Northern Power Systems
- Company type: Public
- Industry: Wind Power Solar Power
- Founded: 1974
- Headquarters: Bisaccia, Avellino, Italy
- Area served: Worldwide
- Products: Wind turbines
- Services: Design Installation Manufacturing Solar Energy Systems Operations and Maintenance
- Website: https://www.nps100.com/wp/

= Northern Power Systems =

Wind turbine company

Northern Power Systems is a renewable energy company specializing in the design, manufacturing, installation and deployment of small to medium-scale wind turbines and solar energy systems for commercial and industrial applications. Headquartered in Italy, the company operates globally with a strong focus on distributed energy generation, microgrids, and remote power solutions.

== History ==
Northern Power Systems was originally founded in 1974 as North Wind Power Company in Warren, Vermont, USA. In its early years, the company pioneered the development of high-reliability wind turbines, particularly for remote and extreme environments. In 1978, it was awarded a contract by the U.S. Department of Energy to develop the HR2, a 2.2 kW direct-drive wind turbine, which became widely adopted for its durability and performance.

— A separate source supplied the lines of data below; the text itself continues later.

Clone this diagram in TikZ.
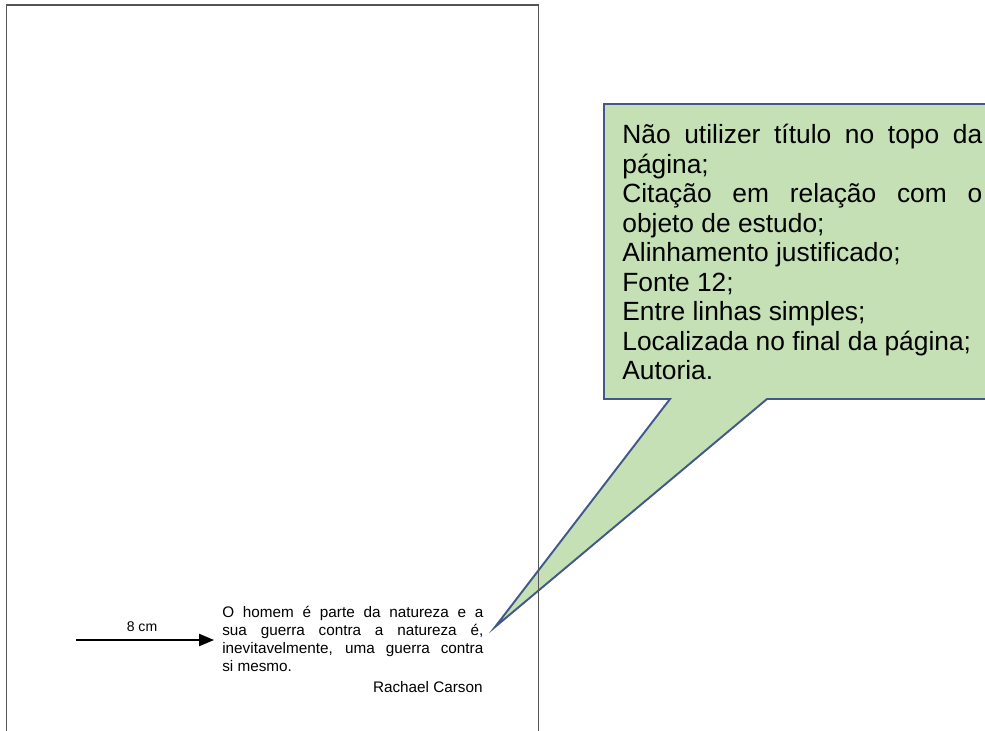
\documentclass[tikz,border=0pt]{standalone}
\usepackage{fontspec}
\setmainfont{Liberation Sans}
\usetikzlibrary{arrows.meta}
\definecolor{calloutfill}{HTML}{C5E0B4}
\definecolor{calloutline}{HTML}{41598A}
\definecolor{pageline}{HTML}{555555}
\newcommand{\nohyph}{\hyphenpenalty=10000\exhyphenpenalty=10000\tolerance=9000\emergencystretch=2em}
\tikzset{
  pageedge/.style={draw=pageline, line width=1.1pt},
  callout/.style={draw=calloutline, fill=calloutfill, line width=1.1pt, line join=miter},
  notes/.style={inner sep=0pt, anchor=north west, text width=7.2cm, align=justify,
    font=\fontsize{15}{16.8}\selectfont\nohyph},
  quote/.style={inner sep=0pt, anchor=north west, text width=5.22cm, align=justify,
    font=\fontsize{8.7}{10.2}\selectfont\nohyph},
  author/.style={inner sep=0pt, anchor=base east, font=\fontsize{8.7}{10.2}\selectfont},
  measure/.style={inner sep=0pt, anchor=base, font=\fontsize{8}{9}\selectfont},
  widtharrow/.style={-{Triangle[length=8.5pt,width=7pt]}, line width=0.7pt, black}
}
\begin{document}
\begin{tikzpicture}[x=0.02cm,y=-0.02cm]
\useasboundingbox (0,0) rectangle (985,731);
\begin{scope}
\clip (0,0) rectangle (985,731);
% callout
\coordinate (tip) at (495,627);
\draw[callout] (604,104) -- (1000,104) -- (1000,399) -- (767,399) -- (tip) -- (670,399) -- (604,399) -- cycle;
% page
\draw[pageedge] (6.5,760) -- (6.5,5) -- (538.5,5) -- (538.5,760);
\end{scope}
% callout text
\node[notes] (rules) at (622,124) {Não utilizer título no topo da\linebreak página;\\
Citação em relação com o\linebreak objeto de estudo;\\
Alinhamento justificado;\\
Fonte 12;\\
Entre linhas simples;\\
Localizada no final da página;\\
Autoria.};
% quote
\node[quote] (citation) at (222,606) {O homem é parte da natureza e a\linebreak sua guerra contra a natureza é,\linebreak inevitavelmente, uma guerra contra\linebreak si mesmo.};
\node[author] (carson) at (483,692) {Rachael Carson};
% measure arrow
\coordinate (arrowstart) at (76,640);
\coordinate (arrowend) at (214,640);
\draw[widtharrow] (arrowstart) -- (arrowend);
\node[measure] (eightcm) at (142,631.5) {8 cm};
\end{tikzpicture}
\end{document}
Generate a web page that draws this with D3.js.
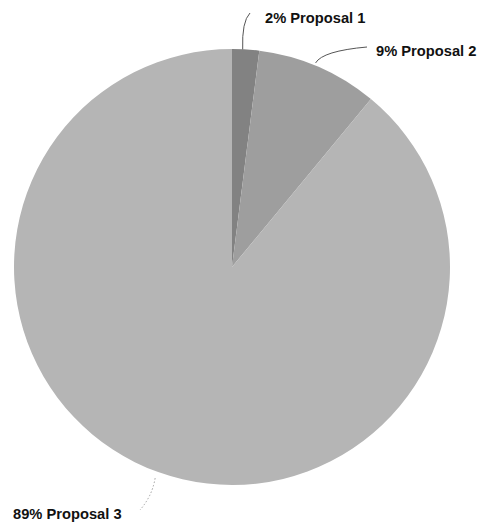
<!DOCTYPE html>
<html><head><meta charset="utf-8">
<script src="https://cdn.jsdelivr.net/npm/d3@7"></script>
<style>html,body{margin:0;padding:0;background:#fff}</style>
</head><body>
<svg id="c" width="479" height="527"></svg>
<script>
const categories = ["Proposal 1", "Proposal 2", "Proposal 3"];
const values = [2, 9, 89];
const labels = ["2% Proposal 1", "9% Proposal 2", "89% Proposal 3"];
const colors = ["#828282", "#9e9e9e", "#b5b5b5"];

const svg = d3.select("#c");
const cx = 232, cy = 267, R = 218;

const pie = d3.pie().sort(null).value(d => d)(values);
const arc = d3.arc().innerRadius(0).outerRadius(R);

const g = svg.append("g").attr("transform", `translate(${cx},${cy})`);
g.selectAll("path").data(pie).join("path")
  .attr("d", arc).attr("fill", (d,i) => colors[i]);

// label anchors (layout)
const labelPos = [{x:265, y:23, lx:250, ly:13}, {x:376, y:56, lx:367, ly:47}, {x:13, y:519, lx:140, ly:510}];

pie.forEach((d,i) => {
  const a = (d.startAngle + d.endAngle)/2;
  const sx = cx + R*Math.sin(a), sy = cy - R*Math.cos(a);
  const p = labelPos[i];
  let path;
  if (i === 0) path = `M${sx-3},${sy} Q${sx-4},${sy-28} ${p.lx},${p.ly}`;
  else if (i === 1) path = `M${sx-3},${sy-4} Q${sx+4},${sy-16} ${p.lx},${p.ly}`;
  else path = `M${sx-3},${sy+6} Q${sx-6},${sy+24} ${p.lx},${p.ly}`;
  svg.append("path").attr("d", path).attr("fill","none")
    .attr("stroke", i===2 ? "#a0a0a0" : "#555").attr("stroke-width", 1)
    .attr("stroke-dasharray", i===2 ? "1.5,2" : null);
  svg.append("text").attr("x", p.x).attr("y", p.y)
    .attr("font-family","Liberation Sans, Arial, sans-serif").attr("font-weight","bold")
    .attr("font-size", 14.7).attr("fill","#111").text(labels[i]);
});
</script>
</body></html>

During the 1990s, Northern Power Systems developed its first 100 kW wind turbine, tested and proven in Alaska. This model evolved into the NPS 100, a permanent magnet direct drive (PMDD) turbine known for its efficiency and low maintenance requirements. In the 2000s, the company began series production of the NPS 100 and briefly entered the utility-scale market with the NPS 2.3-93 turbine, before selling that division to WEG in 2015.

In 2014, the company established a European operational branch in Italy, which successfully installed and managed over 450 turbines in just four years. Following a management buyout in 2019, the European branch became an independent company, acquiring exclusive licenses on NPS technology and relocating its headquarters to Italy.

In 2023, Northern Power Systems re-entered the U.S. market, driven by policy support from the Inflation Reduction Act (IRA), marking a new phase of international growth.

== Technology and Services ==
Northern Power Systems’ wind turbines are based on Permanent Magnet Direct Drive (PMDD) technology, which eliminates the need for a gearbox and minimizes energy losses. This results in higher efficiency, reduced maintenance, and greater durability—especially in harsh environments such as the Arctic and the Caribbean. The NPS 100 turbine has logged over 79 million operating hours, with more than 900 units installed worldwide.

In addition, Northern Power Systems developed a digital monitoring and control platform that enables remote diagnostics, predictive maintenance, and real-time performance optimization for both wind and solar assets.

Northern Power Systems provides comprehensive Operations and Maintenance (O&M) services to ensure the longevity and optimal performance of renewable energy installations. These services are designed to maximize the return on investment for clients by enhancing system reliability and efficiency.